Few know it, but if you are injured at the hands of a careless driver, defective product, unsafe property, or negligent physician, and if you assert a claim, your recovery may be limited or even eliminated because you carry health insurance.

Traditionally, Ohio health insurers covered medical bills incurred treating injuries from car accidents and other incidents, whether or not that collision or incident gave rise to a claim for compensation. Furthermore, injured individuals could receive compensation for medical bills even if those bills were paid by a collateral source. In response, health insurers began writing subrogation/reimbursement clauses into their policies, and today such clauses are virtually universal. In so many words, those provisions state that the health insurer will pay your medical bills from a car collision, etc., subject to your co-pays and deductibles, but that if you receive compensation from a third party, such as a car insurer, then you are required to repay your health insurer for what it paid on those medical bills.

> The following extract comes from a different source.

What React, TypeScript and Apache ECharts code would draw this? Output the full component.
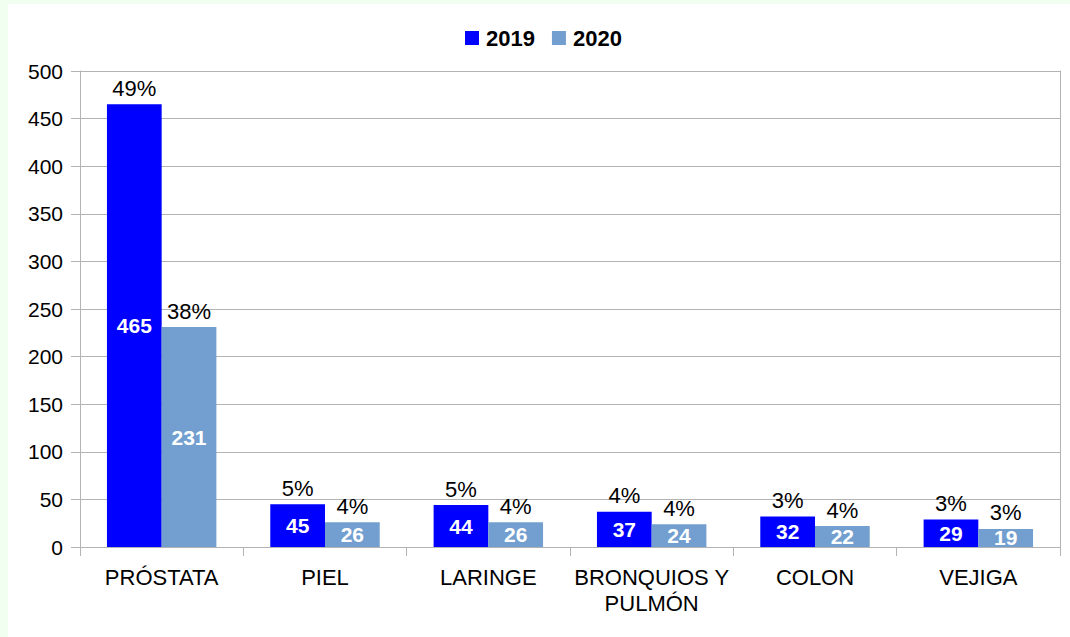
import React, { useEffect, useRef } from "react";
import * as echarts from "echarts";

const categories = ["PRÓSTATA", "PIEL", "LARINGE", "BRONQUIOS Y\nPULMÓN", "COLON", "VEJIGA"];
const values2019 = [465, 45, 44, 37, 32, 29];
const values2020 = [231, 26, 26, 24, 22, 19];
const pct2019 = [49, 5, 5, 4, 3, 3];
const pct2020 = [38, 4, 4, 4, 4, 3];
const yTicks = { min: 0, max: 500, interval: 50 };

const FONT = "Liberation Sans";
const GRID = "#b3b3b3";
const C2019 = "#0000ff";
const C2020 = "#729fcf";

export default function App() {
  const ref = useRef<HTMLDivElement>(null);
  useEffect(() => {
    document.body.style.margin = "4px 0 0 8px";
    document.body.style.background = "#f0fff0";
    const chart = echarts.init(ref.current!, undefined, { renderer: "svg" });
    const zeros = categories.map(() => 0);
    const common = { type: "bar" as const, barGap: "0%", barCategoryGap: "33%" };
    chart.setOption({
      animation: false,
      backgroundColor: "#ffffff",
      textStyle: { fontFamily: FONT },
      legend: {
        data: ["2019", "2020"],
        top: 18,
        left: 452,
        icon: "rect",
        itemWidth: 14,
        itemHeight: 14,
        itemGap: 17,
        textStyle: { fontFamily: FONT, fontSize: 22, fontWeight: "bold", color: "#000", padding: [0, 0, 0, 2] },
      },
      grid: { left: 72, right: 10, top: 67, bottom: 90, containLabel: false },
      xAxis: {
        type: "category",
        data: categories,
        axisLine: { show: true, lineStyle: { color: GRID } },
        axisTick: { show: true, length: 9, interval: 0, lineStyle: { color: GRID } },
        axisLabel: { interval: 0, margin: 17, color: "#000", fontFamily: FONT, fontSize: 22, lineHeight: 26 },
      },
      yAxis: [
        {
          type: "value",
          min: yTicks.min,
          max: yTicks.max,
          interval: yTicks.interval,
          axisLine: { show: true, lineStyle: { color: GRID } },
          axisTick: { show: true, length: 9, lineStyle: { color: GRID } },
          splitLine: { show: true, lineStyle: { color: GRID } },
          axisLabel: { margin: 17, color: "#000", fontFamily: FONT, fontSize: 21 },
        },
        {
          type: "value",
          position: "right",
          min: yTicks.min,
          max: yTicks.max,
          interval: yTicks.interval,
          axisLine: { show: true, lineStyle: { color: GRID } },
          axisTick: { show: false },
          splitLine: { show: false },
          axisLabel: { show: false },
        },
      ],
      series: [
        {
          ...common,
          name: "2019",
          stack: "a",
          data: values2019,
          itemStyle: { color: C2019 },
          label: { show: true, position: "inside", color: "#fff", fontWeight: "bold", fontSize: 21, fontFamily: FONT },
        },
        {
          ...common,
          name: "2019pct",
          stack: "a",
          data: zeros,
          itemStyle: { color: C2019 },
          label: {
            show: true,
            position: "top",
            distance: 5,
            color: "#000",
            fontSize: 22,
            fontFamily: FONT,
            formatter: (p: any) => pct2019[p.dataIndex] + "%",
          },
        },
        {
          ...common,
          name: "2020",
          stack: "b",
          data: values2020,
          itemStyle: { color: C2020 },
          label: { show: true, position: "inside", color: "#fff", fontWeight: "bold", fontSize: 21, fontFamily: FONT },
        },
        {
          ...common,
          name: "2020pct",
          stack: "b",
          data: zeros,
          itemStyle: { color: C2020 },
          label: {
            show: true,
            position: "top",
            distance: 5,
            color: "#000",
            fontSize: 22,
            fontFamily: FONT,
            formatter: (p: any) => pct2020[p.dataIndex] + "%",
          },
        },
      ],
    });
    return () => chart.dispose();
  }, []);
  return <div ref={ref} style={{ width: 1062, height: 633 }} />;
}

These subrogation clauses can lead to very unfair results. Let's say that you are involved in a motor vehicle collision at an intersection, and the question of who had the green light is in dispute. As a result, the best award or settlement you can obtain is a compromise. After attorney's fees, litigation expenses, and repaying your health insurer, you might be left with little or no money for compensation to you.

Recognizing that an innocently injured victim should receive compensation before a health insurer (which received a premium payment for the coverage it provided) obtained anything in reimbursement, Courts developed a rule which put the health insurer in line behind the injured person. After all, the victim is the one who was hurt, and is the one paying the attorney and costs, and any reimbursement would be more or less of a windfall for the health insurer. This Make Whole Rule stated that the health insurer was not entitled to anything out of the award or settlement until the victim was "made whole." What amount of compensation would make the injured party whole was left to the discretion of the Court, but as a general rule of thumb, a victim has not been made whole until he or she receives at least one-third of the total compensation.

Not surprisingly, health insurers and their lawyers fought aggressively against the Make Whole Rule, without any regard to the victim. In Ohio, the Make Whole Rule has been, for all intents and purposes, eliminated. So too, the Federal Courts have virtually eliminated the rule in cases involving ERISA plans, which provide health insurance under the Employment Retirement Income Security Act.

As a result, in many cases, health insurers swoop in and take all or virtually all of the proceeds from personal injury claims, leaving claimants (and their attorneys) with little or nothing. Recently, however, the United States Supreme Court created a glimmer of hope for claimants who carry health insurance under an ERISA Plan. In the case of US Airways, Inc. Employee Benefits Plan v. McCutchen, Justice Elena Kagen, writing for the Court, held that under certain circumstances, a claimant could protect a portion of his/her recovery from the ERISA health insurer, as an attorney's fee, which in that case was 40% of the entire recovery.

Presumably, the attorney would then provide the client compensation out of that protected portion of the recovery. Clearly, many claimants will not be "made whole" under such a scenario, but at least he/she will receive something in the way of compensation.

It should be noted that in the McCutchen case, the ERISA Plan was silent on the issue of the allocation of attorney's fees, allowing Justice Kagen to perform the intellectual gymnastics necessary to protect part of the settlement. Presumably, health insurers will now start writing provisions into their policies to take away even this small amount of compensation for the victim, in favor of the health insurer. And unless or until state and federal legislators act, claimants with health insurance will continue to be shortchanged in their claims.